As frustrated as travelers may feel, there’s a group of people who understand their concerns all too well: the men and women who keep America moving. Transportation employees know, probably more than anyone else, that this country can and must do better when it comes to making travel safe and efficient. After all, they, too, contend with the consequences of a neglected transportation system — and they do so on a daily basis.
Talk to a transportation worker, and you’ll hear about more than just poor infrastructure. They’ll tell you stories about staffing shortages, obsolete and outdated equipment, fatigue on the job, belligerent employers, supposed cost-saving schemes that hurt customers and workers alike, and attacks on bargaining rights. You’ll hear about budget cuts that undermine safety and reliability, and threaten good wages, benefits and job security.

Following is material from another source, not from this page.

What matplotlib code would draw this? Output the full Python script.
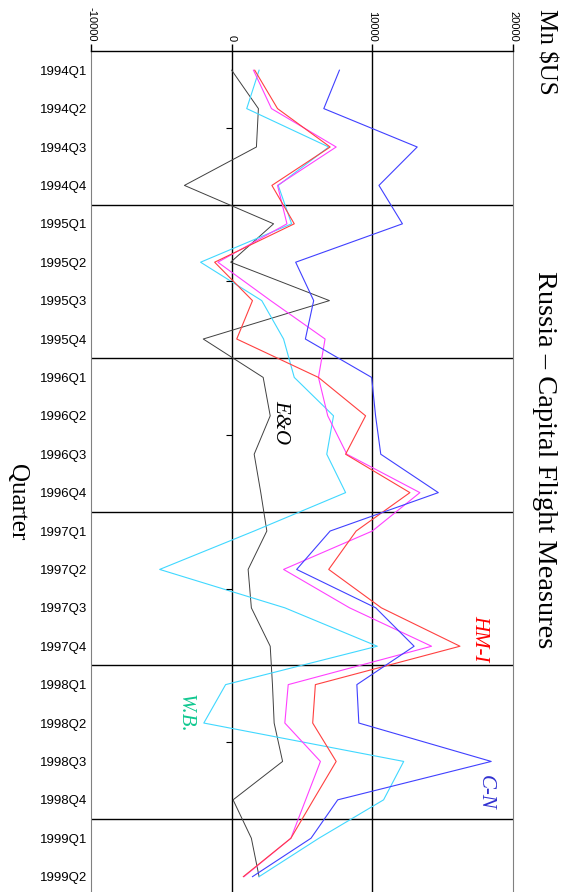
import matplotlib
matplotlib.use("Agg")
import matplotlib.pyplot as plt

quarters = ["1994Q1", "1994Q2", "1994Q3", "1994Q4",
            "1995Q1", "1995Q2", "1995Q3", "1995Q4",
            "1996Q1", "1996Q2", "1996Q3", "1996Q4",
            "1997Q1", "1997Q2", "1997Q3", "1997Q4",
            "1998Q1", "1998Q2", "1998Q3", "1998Q4",
            "1999Q1", "1999Q2"]

# Mn $US
e_and_o = [0, 1900, 1760, -3360, 2980, -70, 6950, -2020,
           2240, 2740, 1600, 2070, 2500, 1170, 1400, 2740,
           2900, 3020, 3620, 100, 1400, 1950]
world_bank = [1950, 1070, 6900, 3310, 4260, -2210, 2140, 3690,
              4450, 7240, 6760, 8100, 1600, -5120, 3780, 10350,
              -430, -1980, 12230, 10800, 6200, 1950]
hm_i = [1640, 3260, 7000, 2860, 4450, -1210, 1480, 360,
        6170, 9520, 8100, 12670, 8850, 6900, 10640, 16230,
        5950, 5760, 7430, 5810, 4210, 830]
magenta_series = [1550, 2830, 7430, 3260, 3930, -980, 2770, 6640,
                  6170, 6830, 8190, 13380, 10000, 3690, 8380, 14210,
                  4020, 3780, 6310, 5260, 4210, 880]
c_n = [7660, 6550, 13190, 10470, 12140, 4550, 5830, 5240,
       9950, 10230, 10600, 14690, 7000, 4620, 10240, 12970,
       8900, 9040, 18450, 7540, 5640, 1480]

x_ticks = [-10000, 0, 10000, 20000]
year_breaks = [3.5, 7.5, 11.5, 15.5, 19.5]
mid_year_ticks = [1.5, 5.5, 9.5, 13.5, 17.5]

fig = plt.figure(figsize=(5.62, 8.92), dpi=100)
ax = fig.add_axes([91 / 562, 0, 422 / 562, 1 - 51 / 892])

pos = list(range(len(quarters)))

# chart is drawn turned on its side: value across, quarter down
ax.plot(e_and_o, pos, color="#404040", lw=0.7)
ax.plot(world_bank, pos, color="#40d8ff", lw=0.8)
ax.plot(magenta_series, pos, color="#ff40ff", lw=0.8)
ax.plot(hm_i, pos, color="#ff4040", lw=0.8)
ax.plot(c_n, pos, color="#4040ff", lw=0.8)

ax.set_xlim(-10000, 20000)
ax.set_ylim(21.4, -0.5)

for x in [0, 10000]:
    ax.axvline(x, color="black", lw=1.0, zorder=0)
for y in year_breaks:
    ax.axhline(y, color="black", lw=1.0, zorder=0)
ax.plot([0] * len(mid_year_ticks), mid_year_ticks, ls="none", marker=0,
        color="black", ms=4, mew=0.8)

ax.xaxis.tick_top()
ax.set_xticks(x_ticks)
ax.set_xticklabels([str(v) for v in x_ticks], rotation=-90,
                   fontsize=8, family="Liberation Sans")
ax.tick_params(axis="x", direction="out", length=5, width=1, pad=2)
ax.set_yticks(pos)
ax.set_yticklabels(quarters, fontsize=9.5, family="Liberation Sans")
ax.tick_params(axis="y", length=0, pad=3)

ax.spines["bottom"].set_visible(False)
ax.spines["top"].set_linewidth(1.0)
ax.spines["left"].set_color("#808080")
ax.spines["right"].set_color("#808080")

serif = "Liberation Serif"
fig.text(545 / 562, 1 - 460 / 892, "Russia \u2013 Capital Flight Measures",
         rotation=-90, ha="center", va="center", fontsize=20.5, family=serif)
fig.text(546 / 562, 1 - 52 / 892, "Mn $US", rotation=-90, ha="center",
         va="center", fontsize=18, family=serif)
fig.text(17 / 562, 1 - 502 / 892, "Quarter", rotation=-90, ha="center",
         va="center", fontsize=18, family=serif)

ax.text(3470, 9.17, "E&O", rotation=-90, ha="center", va="center",
        fontsize=15, style="italic", family=serif, color="black")
ax.text(17650, 14.8, "HM-I", rotation=-90, ha="center", va="center",
        fontsize=15, style="italic", family=serif, color="#ff0000")
ax.text(18000, 18.8, "C-N", rotation=-90, ha="center", va="center",
        fontsize=15, style="italic", family=serif, color="#3030d0")
ax.text(-3330, 16.75, "W.B.", rotation=-90, ha="center", va="center",
        fontsize=15, style="italic", family=serif, color="#10c890")

fig.savefig("out.png", dpi=100)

You’ll also hear about dedication, hard work and responsibility. That’s because, despite the immense challenges they face, the men and women who keep America moving remain focused on the needs of the people and country they serve. America’s transportation workforce understands that no matter what obstacles they face, their priority is transporting people and goods as safely and efficiently as possible. Many will give up or postpone Thanksgiving plans with family and friends to accommodate the needs of the traveling public. And that — putting others before yourself — is what the season of giving is all about.
This Thanksgiving, pause for a moment and give thanks to the people who operate, maintain and build our transportation systems. Their commitment to getting the job done is what keeps our journeys safe. Their commitment to service helps make holidays, including the one we’re about to celebrate, possible.